Les sentinelles de la RSE
Marc Dumon, le maître de l’oxymore
« Je jette mes mégots dans la rue, je trie très peu, je n’ai pas du tout l’âme d’écolo : je ne dois pas être le bon exemple ‘développement durable’… » explique Marc Dumon, délégué régional de l’ANFH, l’association nationale pour la formation des personnels hospitaliers. Pas le bon exemple, Marc Dumon ? Le maître de l’oxymore, plutôt. Il porte l’égalité hommes/femmes à l’école de Rennes, s’engage sur la qualité de vie au travail, dans la construction d’un hôpital HQE…
À 20 ans, celui qui se décrit comme « un fainéant avec quelques capacités » devient fonctionnaire des postes. Il travaille dans les wagons postaux, la nuit, découvre l’exigence organisationnelle, l’esprit de service, la solidarité. Il y restera cinq ans. En 1992, cependant, il reprend les études à Sciences-po Paris, prépare l’ENA, et finit par entrer à l’ENSP (actuelle EHESP) à 30 ans. Il y trouve sa place : « Il n’y a pas de plus bel endroit que l’hôpital public. On y fait de la technologie médicale, du bâtiment, du traitement des déchets, de l’énergie, on y construit une vision de la médecine… Il n’y a pas de plus beau métier. ». Il est DRH au CHU de Nîmes, puis de Narbonne, et s’engage dans ce qui est alors un beau projet : l’ANFH. Créé en 1974 après les lois Delors qui structure la formation, l’ANFH sanctuarise de l’argent pour financer la formation. « Aujourd’hui, 98 % des hôpitaux y adhèrent et nous versent 2,9 % de la masse salariale pour la formation du personnel. Le secteur de la santé est un lieu d’apprentissage permanent où théorie et pratique sont indissociables. » En 2007, Marc Dumon devient responsable de l’ANFH en PACA.

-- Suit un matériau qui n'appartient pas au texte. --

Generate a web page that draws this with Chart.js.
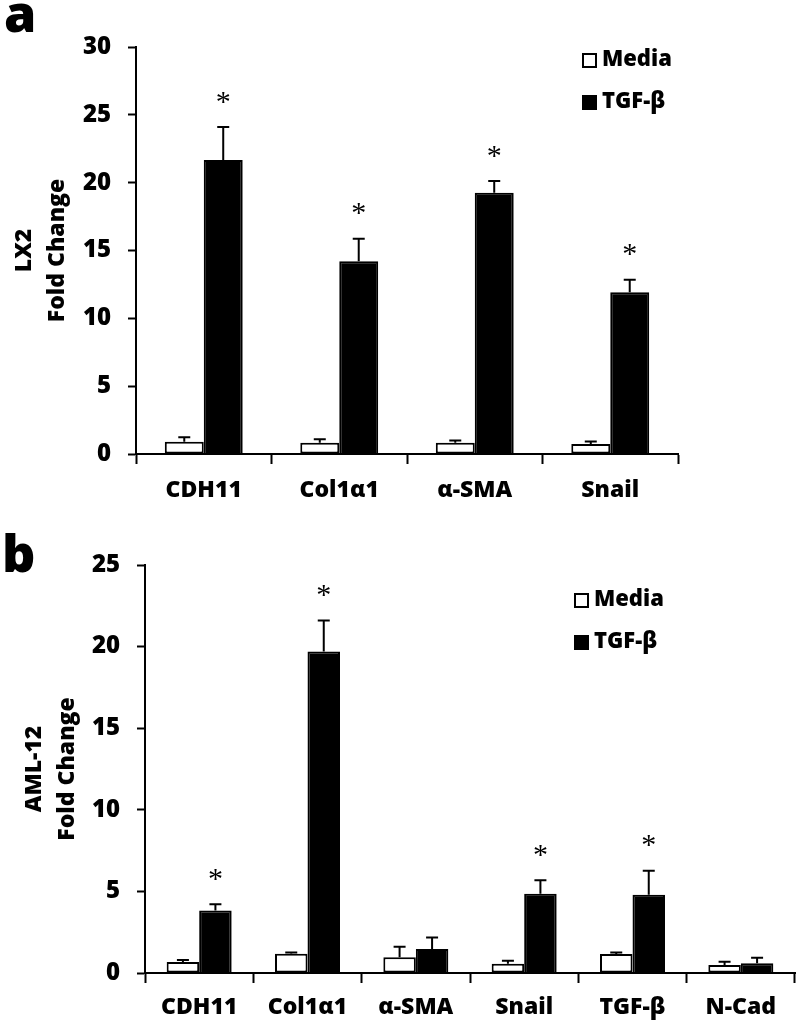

Pas de déclic « développement durable », pour cet homme qui estime que cette philosophie globale est extrêmement naturelle : « Ma grand-mère avec son potager était plus développement durable que beaucoup d’entre nous… Et dans les années 70, les hôpitaux psychiatriques avaient leur propre ferme et vivaient en autosuffisance sur un certain nombre de choses. Aujourd’hui, on a besoin de 10 ingénieurs pour faire du circuit-court. » Pour Marc Dumon, le développement durable est le juste retour de balancier de la dictature des experts. « C’est l’application du bon sens. Il faut accompagner les hôpitaux sur ces sujets. » Vision à long terme, voire visionnaire : d’après Marc Dumon, l’hôpital du futur sera beaucoup plus plastique, constitué de blocs de plateaux techniques transportables et adaptables. « Les hôpitaux sont d’énormes structures de béton, alors qu’ils doivent être flexibles ! Il faut faire bouger les lignes sur le télétravail, les organisations, la télémédecine. Le monde va changer très vite ces prochaines années. » Avec son équipe au sein de l’ANFH-PACA, Marc Dumon a développé 8 « Serious Games » et travaille depuis dix ans sur la qualité de vie au travail.
C’est aujourd’hui sur le management et l’intelligence collective que l’ANFH accompagne les hôpitaux, basé sur la méthode d’« Appreciative Inquiry » développée à Cleveland. Sa conclusion ? « Dans le camp des directeurs d’hôpitaux un peu atypiques, je tiens une petite place. » Dans le camp des visionnaires, plutôt.